Очень символично выглядит сцена в повести, когда герой, расставшись с Натальей, в порыве тоски отправляется в ее город, проезжает мимо дома, чтоб хотя бы свет в окне увидеть (вот ведь, электрический свет — вместо солнышка его жизни, которое закатилось!). Добирается на машине до древнего холма, связанного с преданием, что именно здесь тысячу лет назад Ярославна плакала по своему князю. Ждала его, верила, что вернется. И Наталья обещала, что всегда будет верно ждать. И так герой верит в то давнее обещание, что даже на могильном памятнике умершей возлюбленной впоследствии пожелает выгравировать единственное слово: "Жди!"

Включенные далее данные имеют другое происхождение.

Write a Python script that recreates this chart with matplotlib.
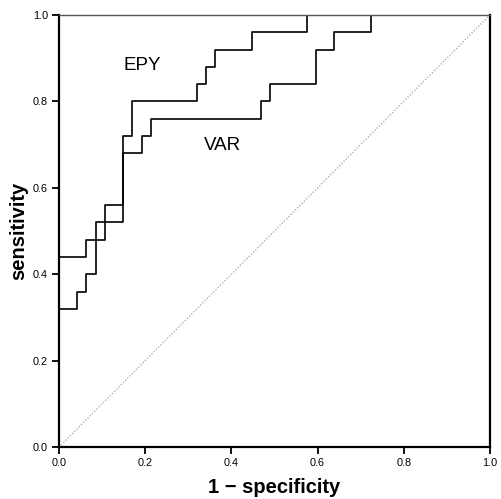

Даже само название повести — "Прости, мое красно солнышко" — стилистически и фонетически выныривает из Киевской Руси. А вот название пьесы "Солнышко мое" уже теряет эту связующую не только повествование, но и даже время магию!
Однако это было лишь отступление, Nota bene, хотя и очень важное, по-моему, для понимания и повести, и пьесы. А пока вернемся к главному герою.
Мужчина пытается уверить себя, что не предает возлюбленную, сам отправляясь на "поиски Америки", которая на самом деле давным-давно открыта, еще две тысячи лет назад. Помните? "И прилепится к жене своей, и будут двое одна плоть…" Но в багаже его жизненного опыта нет этого оружия. Есть только убежденность в том, что жизнь — это вечный бой (отсюда и профессиональный бокс в молодости), и надо всегда стремиться к победе.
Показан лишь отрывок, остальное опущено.